Blog dedicated primarily to randomly selected news items; comments reflecting personal perceptions

Saturday, August 19, 2017

PPOIT (probiotic with peanut oral immunotherapy) Immunotherapy

"These children had been eating peanut freely in their diet without having to follow any particular program of peanut intake in the years after treatment was completed."
"This is a major step forward in identifying an effective treatment to address the food allergy problem in Western societies."
"The importance of this finding is that these children [in her study] were able to eat peanuts, like children who don't have peanut allergy, and still maintain their tolerant state, protected against reactions to peanut."
Professor Mimi Tang, immunologist/allergist, Murdoch Children's Research Institute, Australia
Peanuts
The peanut allergy cure is designed to reprogram the immune system’s response. Photograph: Josh Westrich/Getty Images

Professor Tang designed a research trial where 48 children were given the probiotic Lactobacillus rhamnosus as well as peanuts in steadily increasing amounts daily for a 18-month period, to enable the building of a tolerance for peanuts.
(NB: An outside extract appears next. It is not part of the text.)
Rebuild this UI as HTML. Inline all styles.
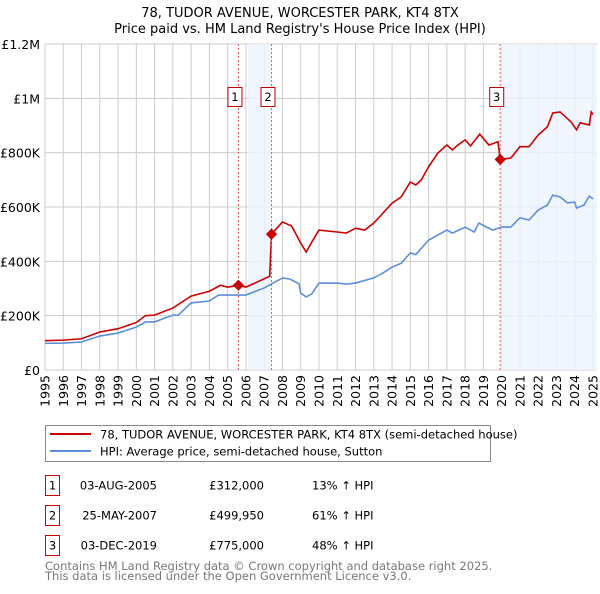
<!DOCTYPE html>
<html><head><meta charset="utf-8"><style>
body{margin:0;background:#fff;font-family:"DejaVu Sans","Liberation Sans",sans-serif}
svg text{font-family:"DejaVu Sans","Liberation Sans",sans-serif}
</style></head><body>
<svg id="chart" width="600" height="590" xmlns="http://www.w3.org/2000/svg">
<text x="300" y="17" text-anchor="middle" font-size="13">78, TUDOR AVENUE, WORCESTER PARK, KT4 8TX</text>
<text x="300" y="33" text-anchor="middle" font-size="13">Price paid vs. HM Land Registry's House Price Index (HPI)</text>
<g id="grid"></g><g id="shade"></g><g id="series"></g><g id="marks"></g><g id="axes"></g>
<g>
<rect x="45.5" y="425.5" width="445" height="36" fill="#fff" stroke="#888"/>
<line x1="50" y1="434" x2="91" y2="434" stroke="#cc0000" stroke-width="2"/>
<text x="100" y="438.5" font-size="11.5">78, TUDOR AVENUE, WORCESTER PARK, KT4 8TX (semi-detached house)</text>
<line x1="50" y1="451" x2="91" y2="451" stroke="#5b8fd6" stroke-width="2"/>
<text x="100" y="455.5" font-size="11.5">HPI: Average price, semi-detached house, Sutton</text>
</g>
<g id="table" font-size="11.5"></g>
<text x="45" y="570" font-size="11.5" fill="#777">Contains HM Land Registry data © Crown copyright and database right 2025.</text>
<text x="45" y="580" font-size="11.5" fill="#777">This data is licensed under the Open Government Licence v3.0.</text>
</svg>
<script>
const hpiYears=[1995,1996,1997,1998,1999,2000,2000.5,2001,2002,2002.3,2003,2004,2004.5,2005,2006,2007,2008,2008.4,2008.9,2009,2009.3,2009.6,2010,2011,2011.5,2012,2013,2013.5,2014,2014.5,2015,2015.3,2016,2017,2017.3,2018,2018.5,2018.75,2019.5,2020,2020.5,2021,2021.5,2022,2022.5,2022.8,2023.2,2023.6,2024,2024.1,2024.5,2024.8,2025];
const hpiValues=[98,99,103,125,136,158,177,177,202,202,247,254,276,276,276,302,339,335,318,283,269,280,320,320,316,320,339,357,379,393,431,425,478,515,504,526,508,541,515,526,526,560,552,589,607,644,637,615,618,596,607,640,630];
const priceYears=[1995,1996,1997,1998,1999,2000,2000.5,2001,2002,2003,2004,2004.6,2005,2005.59,2006,2007.3,2007.4,2007.6,2008,2008.5,2009,2009.3,2009.6,2010,2011,2011.5,2012,2012.5,2013,2014,2014.5,2015,2015.3,2015.6,2016,2016.5,2017,2017.3,2017.6,2018,2018.3,2018.8,2019.3,2019.8,2019.92,2020.5,2021,2021.5,2022,2022.5,2022.8,2023.2,2023.8,2024.1,2024.3,2024.8,2024.9,2025];
const priceValues=[108,110,115,140,152,175,200,202,228,272,290,312,305,312,305,345,500,515,545,530,467,434,470,515,508,504,522,515,541,614,637,692,681,700,748,798,828,810,828,847,825,868,828,840,775,780,822,822,865,895,946,950,913,884,910,902,950,940];
const yTicks=[0,200,400,600,800,1000,1200];
const yTickLabels=["£0","£200K","£400K","£600K","£800K","£1M","£1.2M"];
const xTicks=[1995,1996,1997,1998,1999,2000,2001,2002,2003,2004,2005,2006,2007,2008,2009,2010,2011,2012,2013,2014,2015,2016,2017,2018,2019,2020,2021,2022,2023,2024,2025];
const saleYears=[2005.59,2007.4,2019.92];
const saleValues=[312,499.95,775];
const saleLabels=["1","2","3"];
const saleDates=["03-AUG-2005","25-MAY-2007","03-DEC-2019"];
const salePrices=["£312,000","£499,950","£775,000"];
const saleHpi=["13% ↑ HPI","61% ↑ HPI","48% ↑ HPI"];
const NS="http://www.w3.org/2000/svg";
const X0=45,X1=593,Y0=370,Y1=44;
const x=v=>X0+(v-1995)/30*(X1-X0);
const y=v=>Y0-v/1200*(Y0-Y1);
function mk(t,a,p){const e=document.createElementNS(NS,t);for(const k in a)e.setAttribute(k,a[k]);p.appendChild(e);return e;}
const grid=document.getElementById('grid'),axes=document.getElementById('axes');
yTicks.forEach((v,i)=>{
 const l=mk('line',{x1:X0,x2:X1+4,y1:y(v),y2:y(v),stroke:'#ccc'},grid);
 
 
 const t=mk('text',{x:40,y:y(v)+5,'text-anchor':'end','font-size':'12.5'},axes);
 t.textContent=yTickLabels[i];
 
 
});
xTicks.forEach(v=>{
 const l=mk('line',{x1:x(v),x2:x(v),y1:Y1,y2:Y0,stroke:'#ccc'},grid);
 
 
 const t=mk('text',{transform:`translate(${x(v)+4.5},${Y0+5}) rotate(-90)`,'text-anchor':'end','font-size':'12.5'},axes);
 t.textContent=v;
 
 
});
const sh=document.getElementById('shade');
const s1=mk('rect',{x:x(2006.1),y:Y1,width:x(saleYears[1])-x(2006.1),height:Y0-Y1,fill:'#eef3fc',opacity:0.8},sh);


const s2=mk('rect',{x:x(saleYears[2]),y:Y1,width:X1+4-x(saleYears[2]),height:Y0-Y1,fill:'#eef3fc',opacity:0.8},sh);


const ser=document.getElementById('series');
const hp=mk('polyline',{points:hpiYears.map((v,i)=>x(v)+','+y(hpiValues[i])).join(' '),fill:'none',stroke:'#5b8fd6','stroke-width':1.6},ser);


const pp=mk('polyline',{points:priceYears.map((v,i)=>x(v)+','+y(priceValues[i])).join(' '),fill:'none',stroke:'#cc0000','stroke-width':1.6},ser);


const mg=document.getElementById('marks'),tb=document.getElementById('table');
saleYears.forEach((v,i)=>{
 const l=mk('line',{x1:x(v),x2:x(v),y1:Y1,y2:Y0,stroke:'#e06060','stroke-dasharray':'2,2'},mg);
 
 
 const d=mk('rect',{x:x(v)-4,y:y(saleValues[i])-4,width:8,height:8,fill:'#cc0000',transform:`rotate(45 ${x(v)} ${y(saleValues[i])})`},mg);
 
 
 const b=mk('rect',{x:x(v)-10.5,y:87.5,width:14,height:19,fill:'#fff',stroke:'#b00'},mg);
 
 
 const t=mk('text',{x:x(v)-3.5,y:101,'text-anchor':'middle','font-size':'11.5'},mg);
 t.textContent=saleLabels[i];
 const ry=475.5+i*30;
 const rb=mk('rect',{x:45.5,y:ry,width:14,height:20,fill:'#fff',stroke:'#cc0000'},tb);
 
 
 const n=mk('text',{x:52.5,y:ry+14,'text-anchor':'middle'},tb);n.textContent=saleLabels[i];
 const dt=mk('text',{x:157,y:ry+14,'text-anchor':'end'},tb);dt.textContent=saleDates[i];
 
 
 const pr=mk('text',{x:264,y:ry+14,'text-anchor':'end'},tb);pr.textContent=salePrices[i];
 
 
 const hh=mk('text',{x:312,y:ry+14},tb);hh.textContent=saleHpi[i];
 
 
});
</script>
</body></html>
A placebo trial took place as well, the aftermath of which was that four percent only of the children in the trial were judged to be tolerant to peanuts post-trial. (At the original trial's conclusion in 2013, 82% of children who received the immunotherapy treatment were deemed tolerant to peanuts, compared with just 4% in the placebo group.)

Her goal was to create a treatment protocol whereby children with severe peanut reactions where death could ensue if a child inadvertently consumed peanuts, would have the end effect of building immunity to such reactions, enabling children to eat a normal diet, including peanuts. Those children involved in the treatment protocol did indeed build the desired immunity to reaction, going on to eat peanuts without fear or consequences. The results of this study were published in Lancet Child & Adolescent Health.

The treatment's immune effects lasted for years following the original study, with close to 80 percent of child participants remaining free of peanut reactions four years on. This is a giant step forward given the fact that in recent decades peanut allergies have dramatically increased particularly in Western countries, given that the anaphylactic shock that threatens untreated children has the potential to kill them.

One in thirteen Canadians suffer a food allergy, according to AllerGen NCE Inc., with 1.93 percent -- over 700,000 people -- encumbered with a serious peanut allergy. After Professor Tang's experimental study, her four-year follow-up revealed that the majority of the children completing the study had been enjoying peanuts free of concerns, with over half of the group consuming "moderate- to-large" amounts with no ill effects.

The fact that the probiotic regimen resulted in 82 percent of children with peanut allergies involved with the clinical trial becoming free to eat the legume, bypassing its former allergic effect represented a stunning success. One that leads to hope that further allergy treatment may present with a permanent cure for the allergy to peanuts.